Photos shared by the Ukrainian defence ministry showed the small casket belonging to the infant being buried by his family members on Sunday.

“Serhiyko. The youngest victim of Russian terrorism. The baby lived for only two days,” the Ukrainian defence ministry said on Twitter.

It added: “For each of our children, for each of our babies, our soldiers will fight their hardest on the battlefield. But no matter how strong our rage is, we will never become like you, Russians.”

The child was killed after artillery fire hit a maternity ward in the city of Vilniansk, Zaporizhzhia, in the early hours of Wednesday morning.

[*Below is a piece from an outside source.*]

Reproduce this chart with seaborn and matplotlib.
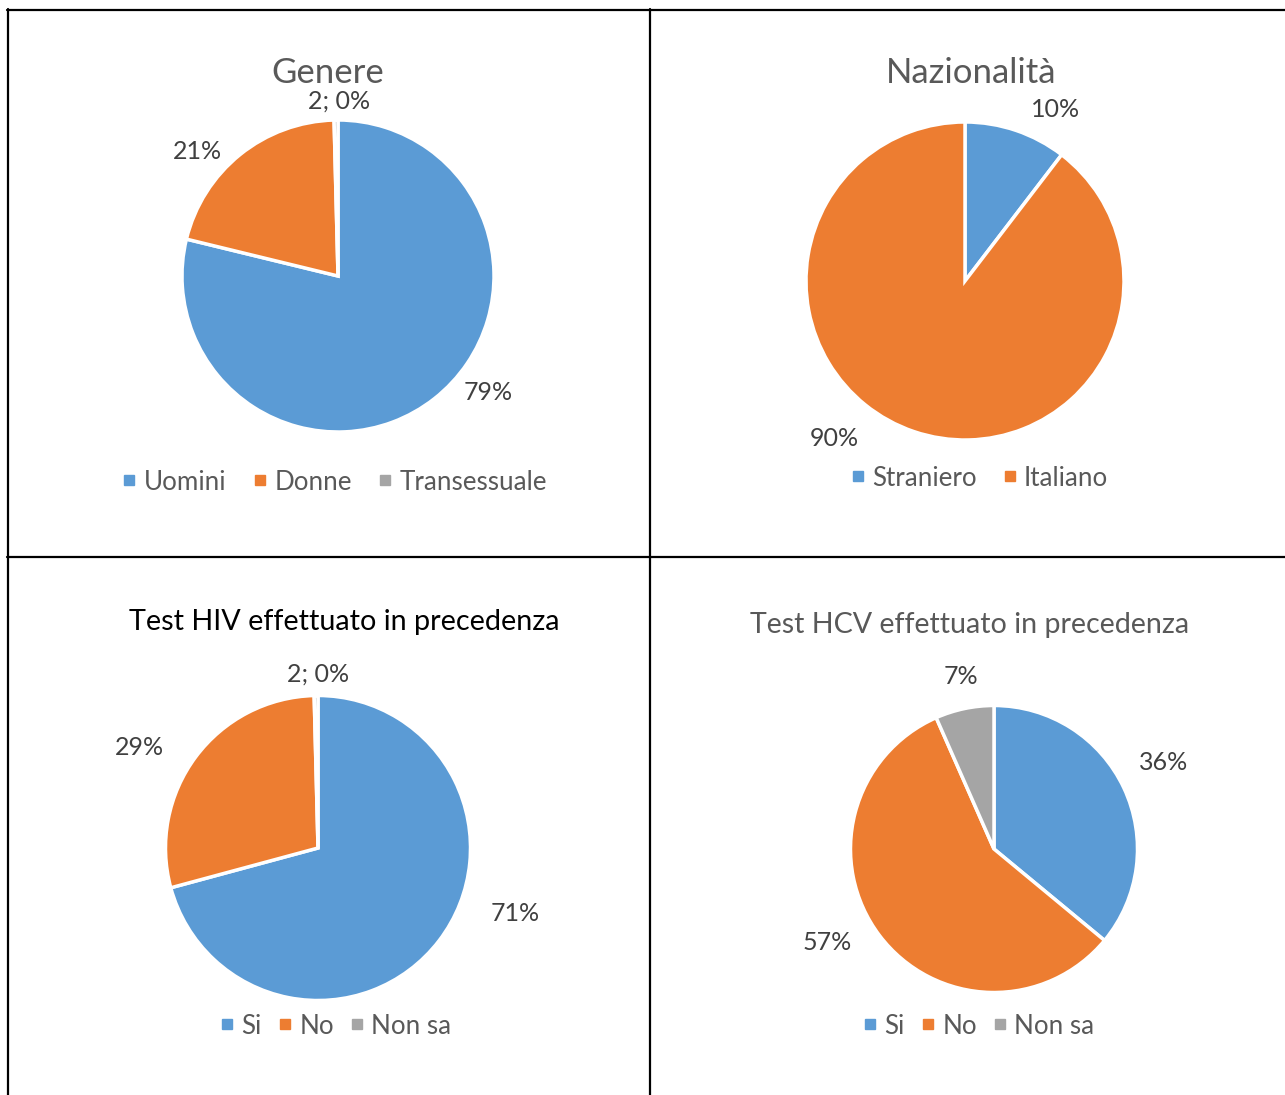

“At night, Russian monsters launched huge rockets at the small maternity ward of the hospital in Vilniansk,” regional governor Oleksandr Starukh had said the next day.

“Grief fills our hearts,” he added. “A baby who has just appeared in the world has been killed.”

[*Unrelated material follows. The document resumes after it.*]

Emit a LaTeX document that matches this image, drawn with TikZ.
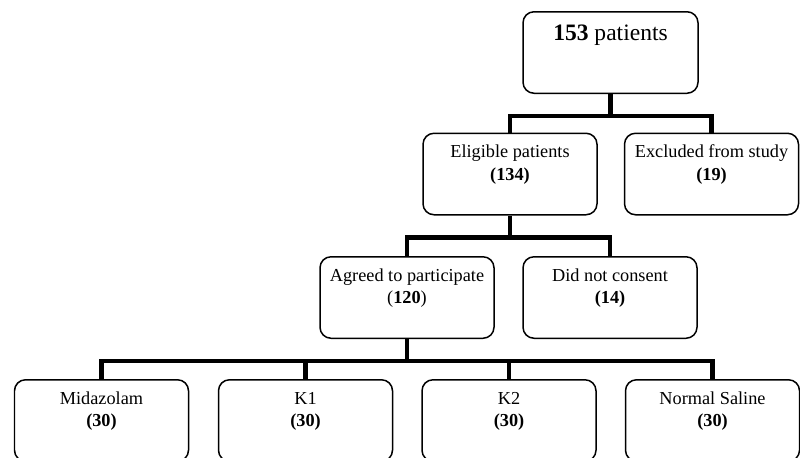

Ukrainian president Volodymyr Zelensky had also mourned the death of the infant on Thursday as he called for an emergency meeting of the UN Security Council in the aftermath of a new wave of missile strikes by Russia.

“This night – another missile attack on the Zaporizhzhia region, on the hospital – on the buildings where the maternity ward was located. Russian terrorists took the life of a baby - the child was two days old when it was killed by a Russian missile!” he said.

He also called on Ukraine’s allies to help protect the skies over the war-hit country.

“We need modern and effective air defence and missile defence systems, and I thank everyone who is already helping,” Mr Zelensky had said.

The war in Ukraine has consolidated into intense fighting in the eastern regions where the Russian forces are concentrating their offensive, although missile attacks on power plants and other key energy infrastructure mean much of Kyiv and the surrounding regions are left without electricity.

At least 32 people have been killed in the southern Ukrainian region of Kherson due to Russian shelling since pro-Moscow forces pulled out two weeks ago, the head of Ukraine‘s police said.

Russia calls its invasion in Ukraine a “special military operation” aimed to “de-Nazify” the former Soviet Union territory, while Kyiv has accused Moscow of more than 49,000 war crimes and crimes of aggression against civilians during the course of the war.